Трудно не заметить и то, что Зеки уверенно сравнивает художника с учёным. Возможно, через это проявляется универсальная притягательность творческого ремесла, ведь если художник – немного учёный, то и учёный – немного художник. Однако использованное сопоставление всё-таки вызывает сомнения, поскольку творчество редко включает предугадывание результата. Так что Микеланджело вряд ли уместно называть нейробиологом – в создании его произведений слишком важна неаналитическая составляющая[126].
Говоря это, мы вовсе не пытаемся нагнать тумана или создать атмосферу творческого таинства, что было бы странно в свете всего изложенного выше. Тем не менее здесь важно понимать: люди могут сколько угодно связывать творчество с метафизикой или мистикой, но мечта Льва Выготского уже осуществилась. Он был убеждён, что рано или поздно сугубо рациональная природа искусства будет доказана. Это случилось. Художественное произведение является порождением именно мозга, а вовсе не сердца (творческий потенциал насосов едва ли заслуживает обсуждения) и вряд ли души. Это не значит, что искусство подчиняется логике и вообще осознанно, – но именно по озвученной причине, во-первых, Микеланджело ни в коем случае не работал как нейробиолог; а во-вторых, процесс создания произведений прекрасно моделируется с помощью нейросетей.

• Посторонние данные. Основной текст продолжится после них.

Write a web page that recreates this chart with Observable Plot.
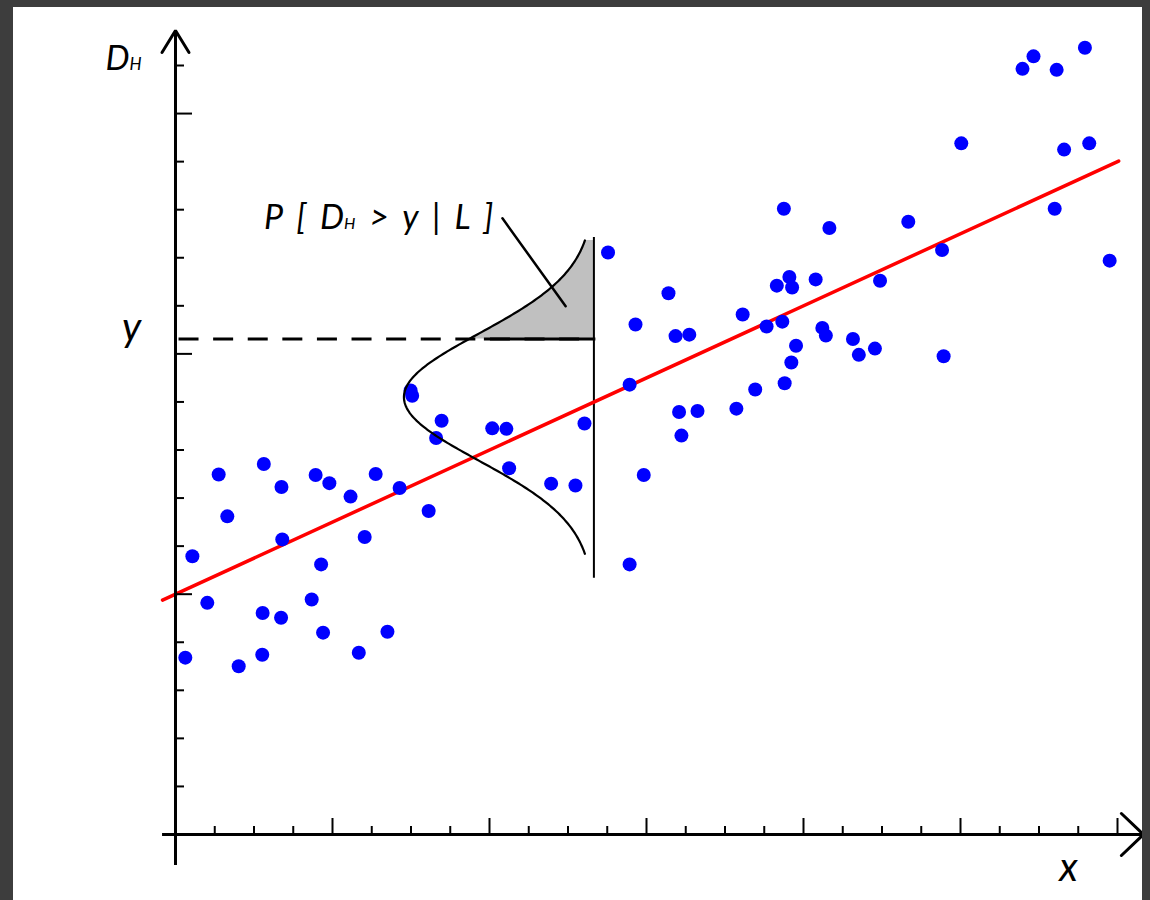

Однако давайте подумаем, как формировался главный творческий инструмент человека в процессе эволюции. В те времена, когда вопросы эстетики и осмысленности ещё не стояли остро, поскольку их некому было задавать, мозг развивался так, чтобы его обладатели могли с ходу распознать три категории: угрозу, добычу и половых партнёров. При этом запрограммированная моторная реакция была лишь одна: если наш предок видел первое, второе или третье, то он бежал. В случае угрозы он бежал “от”, а в остальных – “к”.
Искры поведения первобытного человека мы ощущаем и тогда, когда смотрим на полотно эпохи Возрождения, инсталляцию или киноэкран. Нам нравится разгадывать, утопать глазами в сложных картинах вроде работы Поля Дельво, потому что мы к этому привыкли – хищники и добыча маскируются. Совокупимся мы прямо сейчас или нет – вопрос хоть и существенный, но не столь принципиальный, как выживание.
Кстати, это в очередной раз объясняет, почему женских портретов больше – как в числе нейрокартин, так и вообще на свете. Дело в том, что изображённая женщина вызывает инстинктивную реакцию обоих полов. У мужчин она проходит рекогносцировку в качестве полового партнёра. У женщин – в качестве опасности, причина которой – в базовой тяге сравнивать себя и рассматривать особь своего пола как соперницу. Почему? Это тоже объясняет биология: потому что основной критерий мужчины при первичном выборе и принятии решения о совокуплении – это внешность, то есть то, что явлено на картине. Иными словами, среднестатистическая реакция на женский портрет по объективным причинам будет ярче, чем на мужской.